TL;DR. Two $95 cards with overlapping ambitions. Bilt Obsidian earns 3x on dining-or-groceries (your choice monthly), 2x travel, 1x rent, plus $100 Bilt Hotel credit and Lyft credits. Sapphire Preferred earns 5x on Chase Travel, 3x dining, 3x online groceries, 3x streaming. CSP wins on category breadth and travel earn. Bilt wins on rent earn and American Airlines transfers.

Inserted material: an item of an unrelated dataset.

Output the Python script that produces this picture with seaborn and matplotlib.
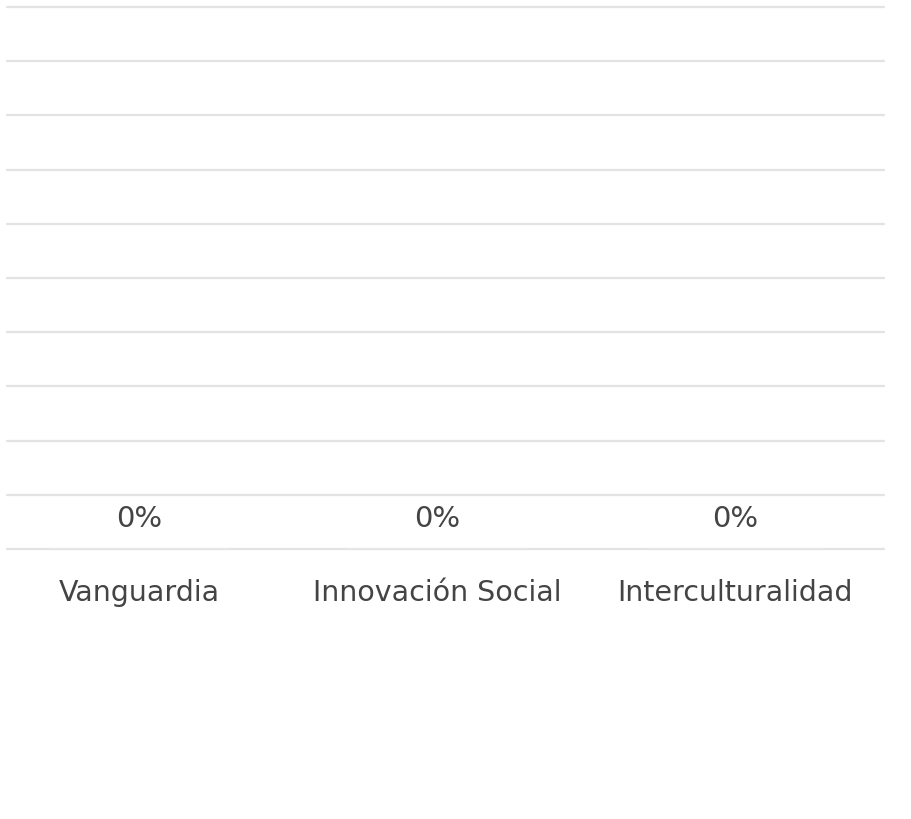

The three dimensions that actually decide it. First, rent. Bilt is the only major card that earns points on rent. CSP cannot. Second, transfer partners. Both have Hyatt. Bilt adds American (unique). Chase adds United. Third, earn rate on shared categories. CSP's 5x on Chase Travel beats Bilt's 2x on general travel.
Real customer scenario for each. If you pay $2k a month in rent and your other spend is broad, Bilt's rent earn (24k points a year at 1x) plus dining/groceries 3x is the play. If instead you do not rent (own or family situation), CSP's broader 3x and 5x categories crush Bilt at the same fee.
The trap to avoid. Holding Bilt for the rent benefit without using the Bilt Rent Day boost (1x doubles to 2x on the first day of each month on non-rent purchases up to 10k points). Missing Rent Day cuts Bilt's effective earn rate roughly in half on bonus spend.